BEGIN EXTRACTED RECORDS
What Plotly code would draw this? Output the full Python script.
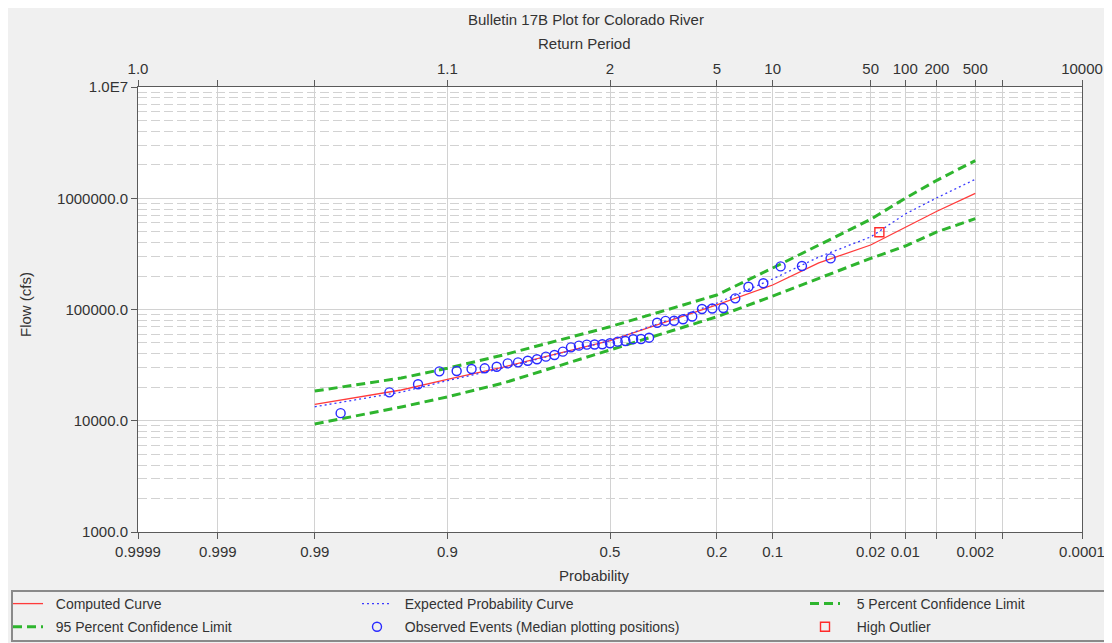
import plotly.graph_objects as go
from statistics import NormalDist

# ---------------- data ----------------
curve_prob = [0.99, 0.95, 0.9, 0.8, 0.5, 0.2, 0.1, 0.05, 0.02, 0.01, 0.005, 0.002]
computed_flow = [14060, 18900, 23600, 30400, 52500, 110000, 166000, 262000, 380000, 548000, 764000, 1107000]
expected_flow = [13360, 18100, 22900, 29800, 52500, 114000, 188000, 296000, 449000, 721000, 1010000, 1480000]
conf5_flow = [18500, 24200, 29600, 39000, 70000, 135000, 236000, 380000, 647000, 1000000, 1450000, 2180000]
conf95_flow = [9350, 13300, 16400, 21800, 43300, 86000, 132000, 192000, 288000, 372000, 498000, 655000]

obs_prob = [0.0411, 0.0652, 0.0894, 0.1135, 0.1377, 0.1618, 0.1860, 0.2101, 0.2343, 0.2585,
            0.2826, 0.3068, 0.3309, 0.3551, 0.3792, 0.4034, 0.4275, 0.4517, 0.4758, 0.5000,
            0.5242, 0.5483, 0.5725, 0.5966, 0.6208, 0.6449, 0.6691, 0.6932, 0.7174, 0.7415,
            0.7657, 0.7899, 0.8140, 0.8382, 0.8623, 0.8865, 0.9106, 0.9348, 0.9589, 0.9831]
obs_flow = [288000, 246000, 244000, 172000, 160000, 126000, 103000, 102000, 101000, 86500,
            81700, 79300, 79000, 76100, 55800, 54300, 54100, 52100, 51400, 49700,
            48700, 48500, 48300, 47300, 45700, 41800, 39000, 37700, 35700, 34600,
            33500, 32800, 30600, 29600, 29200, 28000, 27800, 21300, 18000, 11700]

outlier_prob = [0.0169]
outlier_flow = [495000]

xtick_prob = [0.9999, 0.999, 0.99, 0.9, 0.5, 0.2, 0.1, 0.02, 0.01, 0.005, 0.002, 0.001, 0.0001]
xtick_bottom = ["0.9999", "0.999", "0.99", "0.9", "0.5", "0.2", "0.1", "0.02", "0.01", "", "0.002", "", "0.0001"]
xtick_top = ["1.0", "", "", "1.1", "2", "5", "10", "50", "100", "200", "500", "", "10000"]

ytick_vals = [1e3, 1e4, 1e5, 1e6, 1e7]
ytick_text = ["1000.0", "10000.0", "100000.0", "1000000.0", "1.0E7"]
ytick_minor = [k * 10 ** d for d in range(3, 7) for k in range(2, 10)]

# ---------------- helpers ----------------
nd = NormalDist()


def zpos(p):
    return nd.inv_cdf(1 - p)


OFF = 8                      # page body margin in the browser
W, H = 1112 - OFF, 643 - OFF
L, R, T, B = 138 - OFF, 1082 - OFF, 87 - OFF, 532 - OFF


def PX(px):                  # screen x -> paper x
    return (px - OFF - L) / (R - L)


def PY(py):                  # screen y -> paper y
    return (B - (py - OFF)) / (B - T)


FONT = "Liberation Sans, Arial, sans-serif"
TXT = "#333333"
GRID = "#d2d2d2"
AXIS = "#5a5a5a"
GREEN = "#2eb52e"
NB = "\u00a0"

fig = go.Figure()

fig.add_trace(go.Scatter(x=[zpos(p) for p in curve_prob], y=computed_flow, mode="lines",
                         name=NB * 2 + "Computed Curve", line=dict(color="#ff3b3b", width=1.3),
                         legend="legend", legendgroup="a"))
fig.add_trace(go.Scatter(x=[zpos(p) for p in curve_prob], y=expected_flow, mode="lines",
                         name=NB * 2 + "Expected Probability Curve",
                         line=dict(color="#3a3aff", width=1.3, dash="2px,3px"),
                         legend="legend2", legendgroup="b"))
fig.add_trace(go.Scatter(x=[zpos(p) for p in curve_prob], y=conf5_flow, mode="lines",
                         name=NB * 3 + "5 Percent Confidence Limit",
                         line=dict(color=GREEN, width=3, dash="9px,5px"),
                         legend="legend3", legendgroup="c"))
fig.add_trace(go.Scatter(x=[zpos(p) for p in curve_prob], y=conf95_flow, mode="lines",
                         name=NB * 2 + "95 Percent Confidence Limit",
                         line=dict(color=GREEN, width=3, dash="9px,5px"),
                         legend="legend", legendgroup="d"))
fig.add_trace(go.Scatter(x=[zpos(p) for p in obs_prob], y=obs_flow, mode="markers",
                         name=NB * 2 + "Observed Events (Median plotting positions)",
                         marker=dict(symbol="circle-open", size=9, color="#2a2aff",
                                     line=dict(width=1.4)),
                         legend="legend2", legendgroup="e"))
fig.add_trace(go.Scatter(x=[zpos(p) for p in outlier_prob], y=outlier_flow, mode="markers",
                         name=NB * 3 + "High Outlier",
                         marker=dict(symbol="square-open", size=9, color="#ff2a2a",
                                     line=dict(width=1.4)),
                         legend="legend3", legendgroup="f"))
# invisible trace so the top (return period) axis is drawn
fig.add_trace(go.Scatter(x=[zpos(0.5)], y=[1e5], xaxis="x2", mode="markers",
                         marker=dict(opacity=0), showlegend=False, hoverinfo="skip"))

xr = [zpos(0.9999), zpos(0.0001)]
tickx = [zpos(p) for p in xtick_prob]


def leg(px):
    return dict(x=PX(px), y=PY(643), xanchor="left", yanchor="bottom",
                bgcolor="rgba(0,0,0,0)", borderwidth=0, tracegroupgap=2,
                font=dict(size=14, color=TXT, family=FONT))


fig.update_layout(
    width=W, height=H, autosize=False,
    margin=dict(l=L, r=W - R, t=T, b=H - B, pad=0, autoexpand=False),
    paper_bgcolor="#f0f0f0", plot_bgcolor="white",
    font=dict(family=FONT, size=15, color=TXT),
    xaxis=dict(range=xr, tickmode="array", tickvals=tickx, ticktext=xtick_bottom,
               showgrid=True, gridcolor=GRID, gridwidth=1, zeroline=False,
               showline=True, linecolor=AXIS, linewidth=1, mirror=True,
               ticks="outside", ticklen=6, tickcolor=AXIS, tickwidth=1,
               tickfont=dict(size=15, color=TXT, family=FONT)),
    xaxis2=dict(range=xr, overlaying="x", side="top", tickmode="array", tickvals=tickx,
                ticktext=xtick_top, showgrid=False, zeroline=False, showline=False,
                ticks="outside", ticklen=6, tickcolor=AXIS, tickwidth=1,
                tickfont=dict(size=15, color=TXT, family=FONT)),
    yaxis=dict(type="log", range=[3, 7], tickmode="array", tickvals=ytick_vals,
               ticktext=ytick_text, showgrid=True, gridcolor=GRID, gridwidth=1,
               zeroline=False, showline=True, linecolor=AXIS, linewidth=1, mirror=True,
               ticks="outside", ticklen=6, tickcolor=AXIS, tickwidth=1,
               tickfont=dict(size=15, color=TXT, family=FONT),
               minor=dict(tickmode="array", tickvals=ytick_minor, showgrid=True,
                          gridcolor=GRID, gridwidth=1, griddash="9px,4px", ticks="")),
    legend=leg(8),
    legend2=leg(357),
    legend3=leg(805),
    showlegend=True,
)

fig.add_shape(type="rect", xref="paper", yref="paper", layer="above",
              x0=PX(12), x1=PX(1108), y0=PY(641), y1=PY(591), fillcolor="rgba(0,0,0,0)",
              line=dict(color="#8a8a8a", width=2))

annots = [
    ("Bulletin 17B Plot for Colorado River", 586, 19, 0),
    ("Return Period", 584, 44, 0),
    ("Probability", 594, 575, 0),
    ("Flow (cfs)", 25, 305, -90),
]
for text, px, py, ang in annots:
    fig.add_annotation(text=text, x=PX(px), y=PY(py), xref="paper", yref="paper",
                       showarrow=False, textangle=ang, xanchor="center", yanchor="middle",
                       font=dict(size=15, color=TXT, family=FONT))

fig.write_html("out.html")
END EXTRACTED RECORDS
BEGIN EXTRACTED RECORDS
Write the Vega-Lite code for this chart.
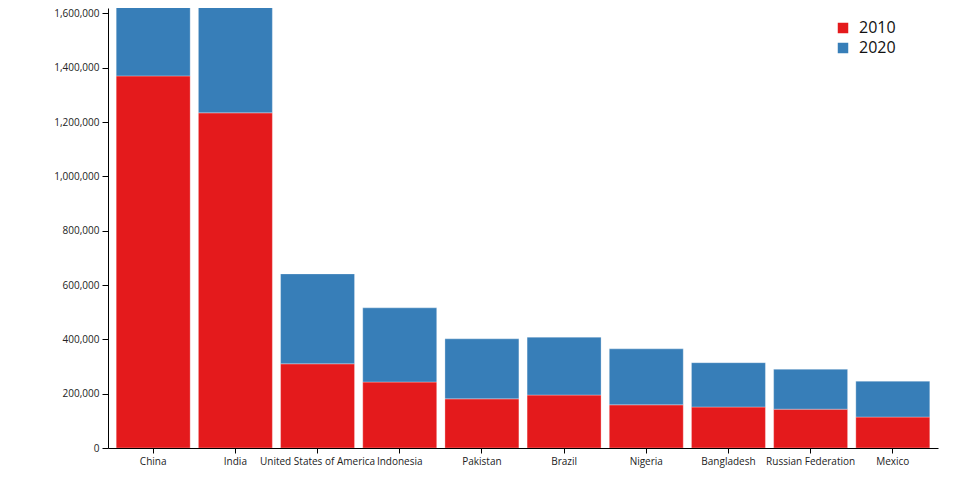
END EXTRACTED RECORDS
BEGIN EXTRACTED RECORDS
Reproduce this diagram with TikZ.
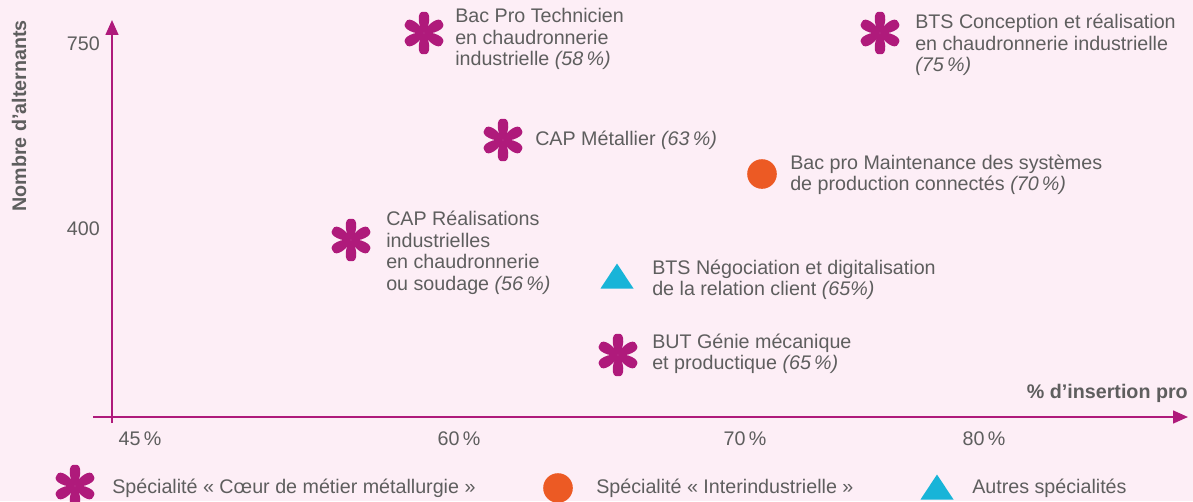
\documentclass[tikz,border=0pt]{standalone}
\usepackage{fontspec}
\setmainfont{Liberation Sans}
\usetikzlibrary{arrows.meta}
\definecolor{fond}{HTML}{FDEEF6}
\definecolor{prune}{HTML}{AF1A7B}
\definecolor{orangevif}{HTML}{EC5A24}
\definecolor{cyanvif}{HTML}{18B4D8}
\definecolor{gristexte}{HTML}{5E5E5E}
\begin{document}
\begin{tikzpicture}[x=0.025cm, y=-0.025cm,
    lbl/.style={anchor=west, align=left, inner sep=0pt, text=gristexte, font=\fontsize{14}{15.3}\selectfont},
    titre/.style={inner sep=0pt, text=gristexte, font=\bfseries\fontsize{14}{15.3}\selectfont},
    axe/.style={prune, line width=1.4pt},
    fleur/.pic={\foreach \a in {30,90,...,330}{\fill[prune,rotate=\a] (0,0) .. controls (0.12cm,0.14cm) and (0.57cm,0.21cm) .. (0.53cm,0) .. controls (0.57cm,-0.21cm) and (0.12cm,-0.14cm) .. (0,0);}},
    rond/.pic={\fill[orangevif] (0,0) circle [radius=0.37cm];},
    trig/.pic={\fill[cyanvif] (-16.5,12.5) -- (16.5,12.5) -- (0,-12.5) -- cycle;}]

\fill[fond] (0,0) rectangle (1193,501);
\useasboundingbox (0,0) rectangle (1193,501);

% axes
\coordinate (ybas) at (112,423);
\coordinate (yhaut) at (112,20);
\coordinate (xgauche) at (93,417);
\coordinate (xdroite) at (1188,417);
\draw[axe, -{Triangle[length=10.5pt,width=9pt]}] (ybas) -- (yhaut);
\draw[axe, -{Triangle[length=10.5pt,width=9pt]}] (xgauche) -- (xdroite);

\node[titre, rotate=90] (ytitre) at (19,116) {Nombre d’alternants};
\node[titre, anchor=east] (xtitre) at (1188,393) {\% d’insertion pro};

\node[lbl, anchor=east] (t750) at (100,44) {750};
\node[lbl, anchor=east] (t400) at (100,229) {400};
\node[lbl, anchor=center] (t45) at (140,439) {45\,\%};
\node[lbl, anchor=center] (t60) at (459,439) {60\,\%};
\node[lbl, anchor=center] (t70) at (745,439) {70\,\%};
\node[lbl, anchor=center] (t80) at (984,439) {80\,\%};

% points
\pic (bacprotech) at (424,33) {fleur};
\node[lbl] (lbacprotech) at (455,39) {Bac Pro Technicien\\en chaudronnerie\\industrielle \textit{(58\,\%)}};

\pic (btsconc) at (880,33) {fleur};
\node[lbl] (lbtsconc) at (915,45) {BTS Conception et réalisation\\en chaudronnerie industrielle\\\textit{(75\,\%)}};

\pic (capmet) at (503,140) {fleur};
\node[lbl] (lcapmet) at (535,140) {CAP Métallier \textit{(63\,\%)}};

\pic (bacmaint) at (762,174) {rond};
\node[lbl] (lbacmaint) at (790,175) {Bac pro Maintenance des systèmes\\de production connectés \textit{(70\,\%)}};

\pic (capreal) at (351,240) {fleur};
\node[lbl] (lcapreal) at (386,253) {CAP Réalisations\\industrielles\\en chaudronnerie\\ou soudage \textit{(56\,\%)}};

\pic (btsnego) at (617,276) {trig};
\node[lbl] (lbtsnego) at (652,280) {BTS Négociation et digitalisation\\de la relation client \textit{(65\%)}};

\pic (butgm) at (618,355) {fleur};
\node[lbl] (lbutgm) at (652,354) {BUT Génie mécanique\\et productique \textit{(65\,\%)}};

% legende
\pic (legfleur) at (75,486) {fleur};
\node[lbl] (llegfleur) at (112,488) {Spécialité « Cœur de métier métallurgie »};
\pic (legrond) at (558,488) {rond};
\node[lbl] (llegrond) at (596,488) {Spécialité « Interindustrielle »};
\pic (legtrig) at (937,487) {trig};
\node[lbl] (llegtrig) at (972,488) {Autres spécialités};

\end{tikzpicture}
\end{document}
END EXTRACTED RECORDS
» **DO THIS**:
Repeat the lines above exactly, beginning with the one containing "What Plotly code" and finishing with the one containing "return nd.inv_cdf(1 - p)". No pictures belong in the copy.

» **RIGHT ANSWER**:
What Plotly code would draw this? Output the full Python script.
import plotly.graph_objects as go
from statistics import NormalDist

# ---------------- data ----------------
curve_prob = [0.99, 0.95, 0.9, 0.8, 0.5, 0.2, 0.1, 0.05, 0.02, 0.01, 0.005, 0.002]
computed_flow = [14060, 18900, 23600, 30400, 52500, 110000, 166000, 262000, 380000, 548000, 764000, 1107000]
expected_flow = [13360, 18100, 22900, 29800, 52500, 114000, 188000, 296000, 449000, 721000, 1010000, 1480000]
conf5_flow = [18500, 24200, 29600, 39000, 70000, 135000, 236000, 380000, 647000, 1000000, 1450000, 2180000]
conf95_flow = [9350, 13300, 16400, 21800, 43300, 86000, 132000, 192000, 288000, 372000, 498000, 655000]

obs_prob = [0.0411, 0.0652, 0.0894, 0.1135, 0.1377, 0.1618, 0.1860, 0.2101, 0.2343, 0.2585,
            0.2826, 0.3068, 0.3309, 0.3551, 0.3792, 0.4034, 0.4275, 0.4517, 0.4758, 0.5000,
            0.5242, 0.5483, 0.5725, 0.5966, 0.6208, 0.6449, 0.6691, 0.6932, 0.7174, 0.7415,
            0.7657, 0.7899, 0.8140, 0.8382, 0.8623, 0.8865, 0.9106, 0.9348, 0.9589, 0.9831]
obs_flow = [288000, 246000, 244000, 172000, 160000, 126000, 103000, 102000, 101000, 86500,
            81700, 79300, 79000, 76100, 55800, 54300, 54100, 52100, 51400, 49700,
            48700, 48500, 48300, 47300, 45700, 41800, 39000, 37700, 35700, 34600,
            33500, 32800, 30600, 29600, 29200, 28000, 27800, 21300, 18000, 11700]

outlier_prob = [0.0169]
outlier_flow = [495000]

xtick_prob = [0.9999, 0.999, 0.99, 0.9, 0.5, 0.2, 0.1, 0.02, 0.01, 0.005, 0.002, 0.001, 0.0001]
xtick_bottom = ["0.9999", "0.999", "0.99", "0.9", "0.5", "0.2", "0.1", "0.02", "0.01", "", "0.002", "", "0.0001"]
xtick_top = ["1.0", "", "", "1.1", "2", "5", "10", "50", "100", "200", "500", "", "10000"]

ytick_vals = [1e3, 1e4, 1e5, 1e6, 1e7]
ytick_text = ["1000.0", "10000.0", "100000.0", "1000000.0", "1.0E7"]
ytick_minor = [k * 10 ** d for d in range(3, 7) for k in range(2, 10)]

# ---------------- helpers ----------------
nd = NormalDist()


def zpos(p):
    return nd.inv_cdf(1 - p)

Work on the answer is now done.